Uma vez eu falei em uma palestra para os jovens sobre Deus e de como Seus planos estão muito além de nosso parco entendimento. Ah! Tantas vezes depois me recordei desta palestra! Eu achava que sabia alguma coisa...
Ainda na escuridão, só e lutando contra minhas fraquezas e as ilusões, vejo hoje que nunca fui abandonado. Sei hoje que esta como tantas outras são experiências que não se transmitem com palavras nem chegam por nossa vontade mas por uma entrega e um esforço o que é paradoxal.
Chamo de Deus, outros falam do universo, do Tao e tantos outros nomes mas vejo hoje que existe algo além do que vemos e percebemos com os sentidos limitados e embotados que temos hoje. Este que é meu Deus me abre novos caminhos todo dia e me estimula mesmo que eu me perca. Ele me desviou de tantos perigos de que só tenho conta hoje e provavelmente muitos outros de que nem tenho conta hoje.
Finalmente começo a ver um pouco de luz. Sinto novamente o Calor e o Amor agindo em minha vida.
Chego ao inicio do relato desta experiência de hoje quando tive vontade de me confessar a um bom padre, de assistir a uma missa e de comungar novamente.

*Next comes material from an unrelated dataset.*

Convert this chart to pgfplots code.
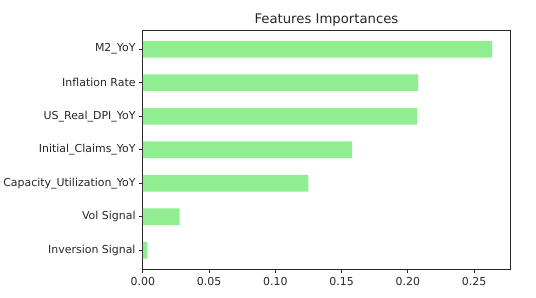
\documentclass[border=0pt]{standalone}
\usepackage{pgfplots}
\pgfplotsset{compat=1.18}
\usepackage{fontspec}
\setmainfont{DejaVu Sans}
\definecolor{lgreen}{HTML}{90EE90}
\definecolor{spine}{HTML}{262626}
\begin{document}
\begin{tikzpicture}
\begin{axis}[
  name=ax,
  scale only axis,
  width=367.7bp, height=240bp,
  xbar, bar width=0.5, bar shift=0,
  xmin=0, xmax=0.2771,
  ymin=-0.575, ymax=6.575,
  ytick={0,1,2,3,4,5,6},
  yticklabels={Inversion Signal,Vol Signal,Capacity\_Utilization\_YoY,Initial\_Claims\_YoY,US\_Real\_DPI\_YoY,Inflation Rate,M2\_YoY},
  xtick={0,0.05,0.1,0.15,0.2,0.25},
  xticklabel style={/pgf/number format/fixed, /pgf/number format/fixed zerofill, /pgf/number format/precision=2},
  /pgf/number format/assume math mode=true,
  tick label style={font=\fontsize{11}{13}\selectfont, text=spine},
  tick align=outside,
  major tick length=3.8bp,
  tick style={spine, line width=0.88bp},
  xtick pos=bottom, ytick pos=left,
  axis line style={spine, line width=0.88bp},
  title={Features Importances},
  title style={font=\fontsize{13.3}{15}\selectfont, text=spine, yshift=-5.5bp},
  yticklabel style={xshift=0bp},
]
\addplot[fill=lgreen, draw=none] coordinates {
  (0.0035,0) (0.0277,1) (0.125,2) (0.158,3) (0.2068,4) (0.2078,5) (0.2635,6)
};
\end{axis}
\path ([xshift=-142.3bp,yshift=-28bp]ax.south west) rectangle ([xshift=26bp,yshift=30bp]ax.north east);
\end{tikzpicture}
\end{document}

Não por qualquer dos meus pecados que não são poucos mas por um desejo de comungar no Corpo e no Sangue. Porém me dei conta de que estou impedido justamente por minha fé, pelos meus princípios e pelo que sou.
Na ilusão do raciocinio penso em contornar e resolver. Porém logo sou chamado para a verdade e percebo que não poderia negar minha escolha pelo matrimônio alegando inconsciência ou qualquer outro motivo. Tão pouco poderia continuar casado sendo quem sou sem dar um testemunho de uma vida mediocre e distante da vida Plena que desejo e creio ser possível.
Então, chorei como um menino... Um triste lamento que me veio do fundo da alma. Passado o choro senti um grande abraço e parece que vi todo o sorriso de um Irmão que é meu Mestre e meu Deus. Era um sorriso tão bonito que me fez sorrir...
Percebi novamente que está tudo certo.